■ **What the exercise asks**
Copy from the first line below down to and including the line with "(fechaB) at (775,-151)". Skip the pictures.

■ **Given information**
=-=-=
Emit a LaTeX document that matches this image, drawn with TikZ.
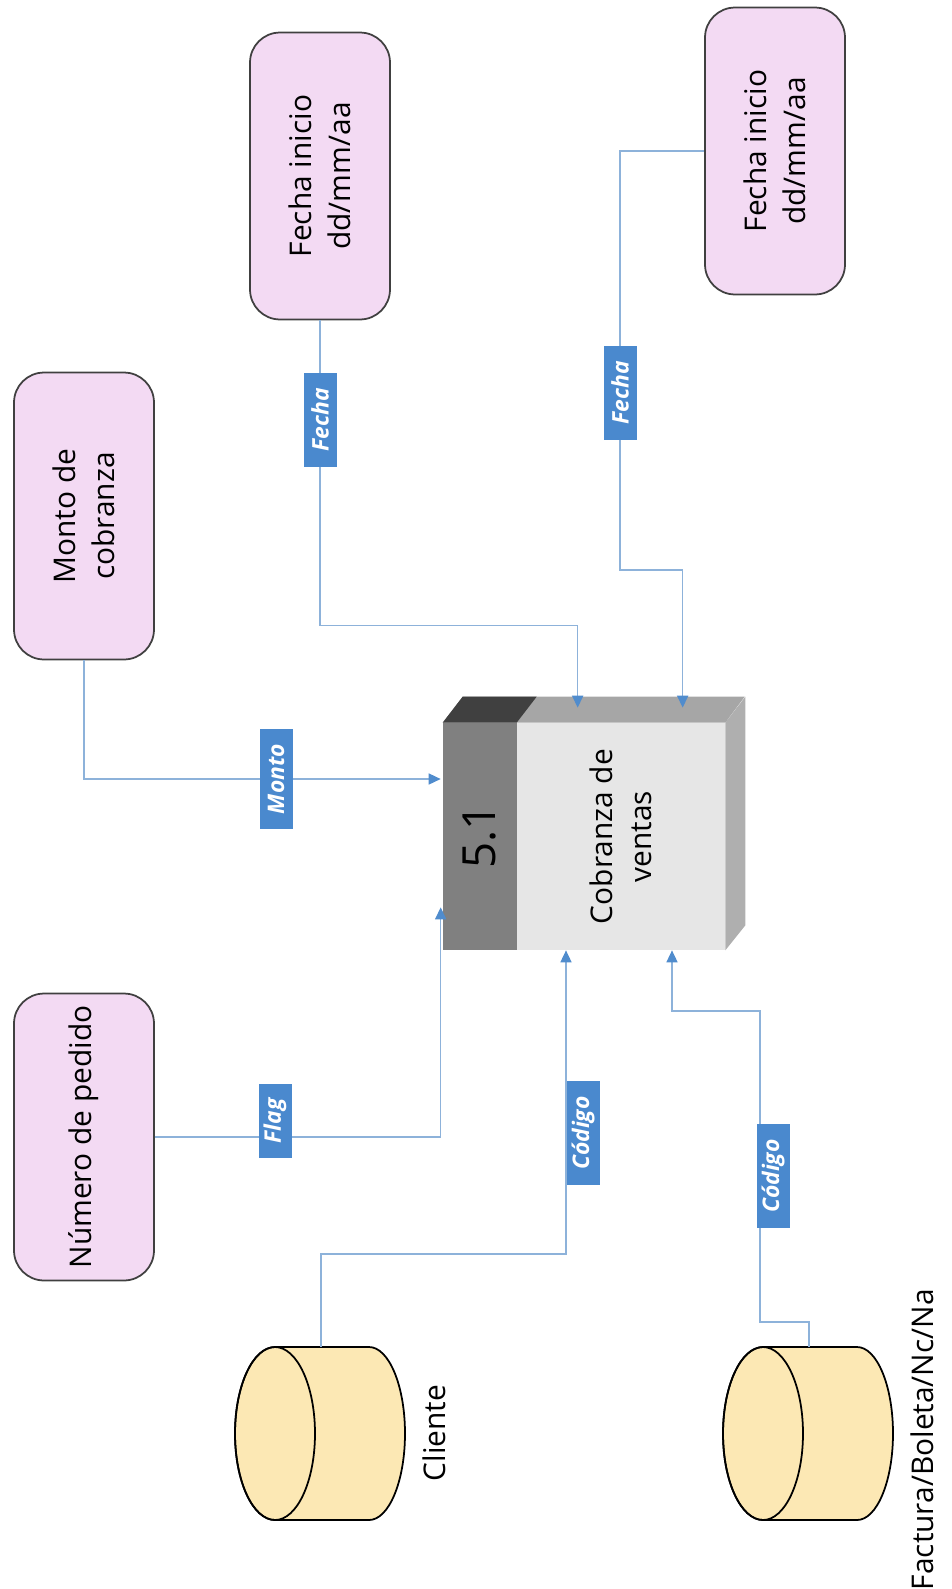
\documentclass[tikz,border=0pt]{standalone}
\usepackage{fontspec}
\setmainfont{Open Sans}
\usetikzlibrary{arrows.meta,positioning,calc}
\definecolor{termpink}{RGB}{243,218,243}
\definecolor{termedge}{RGB}{64,64,64}
\definecolor{dbyellow}{RGB}{252,232,180}
\definecolor{flowline}{RGB}{141,178,218}
\definecolor{flowtip}{RGB}{80,140,205}
\definecolor{tagblue}{RGB}{74,137,206}
\definecolor{procface}{RGB}{230,230,230}
\definecolor{procstrip}{RGB}{128,128,128}
\definecolor{proctop}{RGB}{166,166,166}
\definecolor{procdark}{RGB}{64,64,64}

\begin{document}
\begin{tikzpicture}[
  x=0.02cm, y=0.02cm,
  term/.style={draw=termedge, line width=1pt, fill=termpink, rounded corners=0.6cm,
               rotate=90, minimum width=5.74cm, minimum height=2.8cm, align=center,
               font=\fontsize{17}{22}\selectfont},
  tag/.style={fill=tagblue, text=white, rotate=90, inner xsep=0.3cm, inner ysep=0pt,
              minimum height=0.66cm, font=\fontsize{13}{15}\selectfont\bfseries\itshape},
  flow/.style={draw=flowline, line width=0.9pt,
               -{Triangle[length=0.24cm,width=0.22cm,color=flowtip]}},
  dbtext/.style={rotate=90, font=\fontsize{17}{22}\selectfont}
]
\useasboundingbox (0,0) rectangle (951,-1589);

% External entities
\node[term] (monto) at (84,-516) {Monto de\\cobranza};
\node[term] (pedido) at (84,-1137) {Número de pedido};
\node[term] (fechaA) at (320,-176) {Fecha inicio\\dd/mm/aa};
\node[term] (fechaB) at (775,-151) {Fecha inicio\\dd/mm/aa};

% Process 5.1
\node[fill=procface, minimum width=5.64cm, minimum height=4.54cm, inner sep=0pt] (proc) at (584,-836.5) {};
\fill[procstrip] (proc.north west) rectangle ([shift={(74,0)}]proc.south west);
\fill[proctop] (proc.north west) -- ++(20,26) -- ++(282,0) -- (proc.north east) -- cycle;
\fill[procdark] (proc.north west) -- ++(20,26) -- ++(74,0) -- ++(-20,-26) -- cycle;
\fill[proctop!90!white] (proc.north east) -- ++(20,26) -- ([shift={(20,25)}]proc.south east)
  -- (proc.south east) -- cycle;
\node[rotate=90, font=\fontsize{26}{30}\selectfont] (procnum) at ($(proc.west)+(37,0)$) {5.1};
\node[rotate=90, align=center, font=\fontsize{17}{22}\selectfont] (proctext)
  at ($(proc.center)+(37,0)$) {Cobranza de\\ventas};

% Data stores
\foreach \cx/\nm in {275/cliente, 763/factura}{
  \filldraw[fill=dbyellow, draw=black, line width=1pt] (\cx,-1347) -- ++(94,0)
    arc[start angle=90, end angle=-90, x radius=36, y radius=86.5]
    -- (\cx,-1520) arc[start angle=270, end angle=90, x radius=40, y radius=86.5] -- cycle;
  \draw[line width=1pt] (\cx,-1433.5) ellipse[x radius=40, y radius=86.5];
  \coordinate (\nm) at (\cx+46,-1347);
}
\node[dbtext] (clientelbl) at (434,-1433) {Cliente};
\node[dbtext, anchor=east] (facturalbl) at (922,-1283) {Factura/Boleta/Nc/Na};

% Flows
\draw[flow] (monto.west) |- ([shift={(-2,57.5)}]proc.west);
\draw[flow] (pedido.south) -| ([shift={(-2,43)}]proc.south west);
\draw[flow] (fechaA.west) -- ++(0,-305) -| ([shift={(135,15)}]proc.north west);
\draw[flow] (fechaB.north) -| ++(-84,-419) -| ([shift={(240,15)}]proc.north west);
\draw[flow] (cliente) -- ++(0,93) -| ([shift={(-18,0)}]proc.south);
\draw[flow] (factura) -- ++(0,25) -| ++(-49,311) -| ([shift={(88,0)}]proc.south);

% Flow labels
\node[tag] (tagmonto) at (276,-779) {Monto};
\node[tag] (tagflag) at (275,-1121) {Flag};
\node[tag] (tagfechaA) at (320,-420) {Fecha};
\node[tag] (tagfechaB) at (620,-393) {Fecha};
\node[tag] (tagcodA) at (583,-1133) {Código};
\node[tag] (tagcodB) at (773,-1176) {Código};

\end{tikzpicture}
\end{document}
=-=-=
■ **Response**
Emit a LaTeX document that matches this image, drawn with TikZ.
\documentclass[tikz,border=0pt]{standalone}
\usepackage{fontspec}
\setmainfont{Open Sans}
\usetikzlibrary{arrows.meta,positioning,calc}
\definecolor{termpink}{RGB}{243,218,243}
\definecolor{termedge}{RGB}{64,64,64}
\definecolor{dbyellow}{RGB}{252,232,180}
\definecolor{flowline}{RGB}{141,178,218}
\definecolor{flowtip}{RGB}{80,140,205}
\definecolor{tagblue}{RGB}{74,137,206}
\definecolor{procface}{RGB}{230,230,230}
\definecolor{procstrip}{RGB}{128,128,128}
\definecolor{proctop}{RGB}{166,166,166}
\definecolor{procdark}{RGB}{64,64,64}

\begin{document}
\begin{tikzpicture}[
  x=0.02cm, y=0.02cm,
  term/.style={draw=termedge, line width=1pt, fill=termpink, rounded corners=0.6cm,
               rotate=90, minimum width=5.74cm, minimum height=2.8cm, align=center,
               font=\fontsize{17}{22}\selectfont},
  tag/.style={fill=tagblue, text=white, rotate=90, inner xsep=0.3cm, inner ysep=0pt,
              minimum height=0.66cm, font=\fontsize{13}{15}\selectfont\bfseries\itshape},
  flow/.style={draw=flowline, line width=0.9pt,
               -{Triangle[length=0.24cm,width=0.22cm,color=flowtip]}},
  dbtext/.style={rotate=90, font=\fontsize{17}{22}\selectfont}
]
\useasboundingbox (0,0) rectangle (951,-1589);

% External entities
\node[term] (monto) at (84,-516) {Monto de\\cobranza};
\node[term] (pedido) at (84,-1137) {Número de pedido};
\node[term] (fechaA) at (320,-176) {Fecha inicio\\dd/mm/aa};
\node[term] (fechaB) at (775,-151) {Fecha inicio\\dd/mm/aa};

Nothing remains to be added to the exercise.